You pray for rain, you gotta deal with the mud too. That’s a part of it.
I am preparing for the Thanksgiving and Christmas season already and as I do I think of the two dear loving girlfriends that I have lost this year and today, constant reminders of both ladies, one I know is happy that we have her two sweet boys, Noah and Murphy safe in a place together to live out their lives in perhaps not the resort they would have chosen, but they seem to be verrrrrry happy and content and we dearly love them. Now my friend Linda passed away just a week or so ago and I thought about her all day long while I removed the lights from an artificial tree to make it over if you will, Linda my friend would just laugh and chuckle with everything in her and say Rose, just hire a decorator in her true smooth Arkansan voice…

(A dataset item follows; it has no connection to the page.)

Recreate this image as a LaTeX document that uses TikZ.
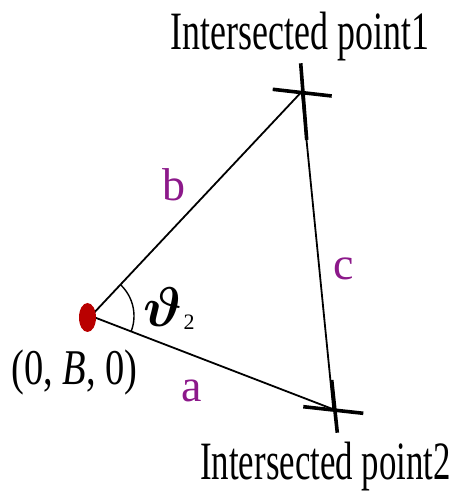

So while I removed the lights from the tree I thought of both of those fine ladies and smiled the entire time until the chore was done and now the two cats are sleeping close to the tree that they helped with, a-huh and I sit and enjoy a bowl Albondigas Soup. An easy enough dish if you plan ahead and package up ground pork and your favorite tender cuts of beef or veal. Simply thaw, season and roll into meatballs, or prepare the meatballs, sauté, package and freeze for a quick bowl of soup any night. I doubled the Fine Cooking meatball mix and adapted the seasonings to my taste adding more smoked paprika (not hot) garlic and thyme.
I chose to grind the scraps and thinner parts of a trimmed out beef tenderloin along with a pork tenderloin
Smoky Albondigas Soup Fine Cooking – Perfect for our monsoon like weather last night…
12 oz. ground veal
12 oz. ground pork (preferably shoulder)
3 medium cloves garlic, 1 minced, 2 thinly sliced
2 tsp. chopped fresh thyme; more for garnish
1/4 tsp. plus 1/8 tsp. hot smoked paprika
Kosher salt and freshly ground black pepper
3 oz. manchego, finely grated
1 large egg, lightly beaten
1/3 cup panko
2 Tbs. olive oil
1/8 tsp. saffron
4 cups lower-salt chicken broth
15 oz. can crushed tomatoes
8 oz. angel hair pasta, broken into thirds
1 Tbs. finely chopped fresh flat-leaf parsley
1. Gently mix the veal and pork with the minced garlic, 1 tsp. of the thyme, 1/4 tsp. paprika, 1 tsp. salt, and 1/2 tsp. black pepper in a large bowl. Add the manchego, egg, and panic, and gently mix until the meat absorbs the breadcrumbs. Gently roll 1+1/2-oz. portions of the meat into balls; you should get about 20.
2. Heat 1-1/2 Tbs. of the oil in a 5-to 6-quart heavy-duty pot over medium-high heat until shimmering hot. Add half of the meatballs, reduce the heat to medium, and cook, undisturbed, until browned on the bottom, 1 to 2 minutes. Flip and brown the other side, 1 to 2 minutes more. Transfer to a paper-towel-lined plate, and repeat with the remaining meatballs.
3. Pour off all of the fat. Add the remaining 1/2 Tbs. oil and the sliced garlic to the pot. Return the pot to medium heat and cook until the garlic sizzles, about 1 minute. Add the remaining 1 tsp. thyme, 1/8 tsp. paprika, and the saffron; cook, stirring, for 15 seconds. Add the chicken broth and crushed tomatoes, and bring to a simmer. Return the meatballs to the pot, reduce the heat to medium low, cover, and simmer until the meatballs cook through (160°F), about 25 minutes. Season the broth with salt and pepper to taste.
4. Meanwhile, bring a medium pot of well-salted water to a boil. Add the pasta and cook, stirring, until tender, about 4 minutes. Drain well, return to the pot, and toss with 1/2 cup of the broth.
To serve, mound the pasta in shallow bowls. Top with the meatballs and broth, sprinkle with the parsley, remaining thyme, and serve with extra grated cheese.
*The ground pork and tenderloin didn’t have a ton of fat so there wasn’t much fat in the pan, just enough to sauté garlic and spices. A splash of Rioja red wine to deglaze the pan didn’t hurt at all.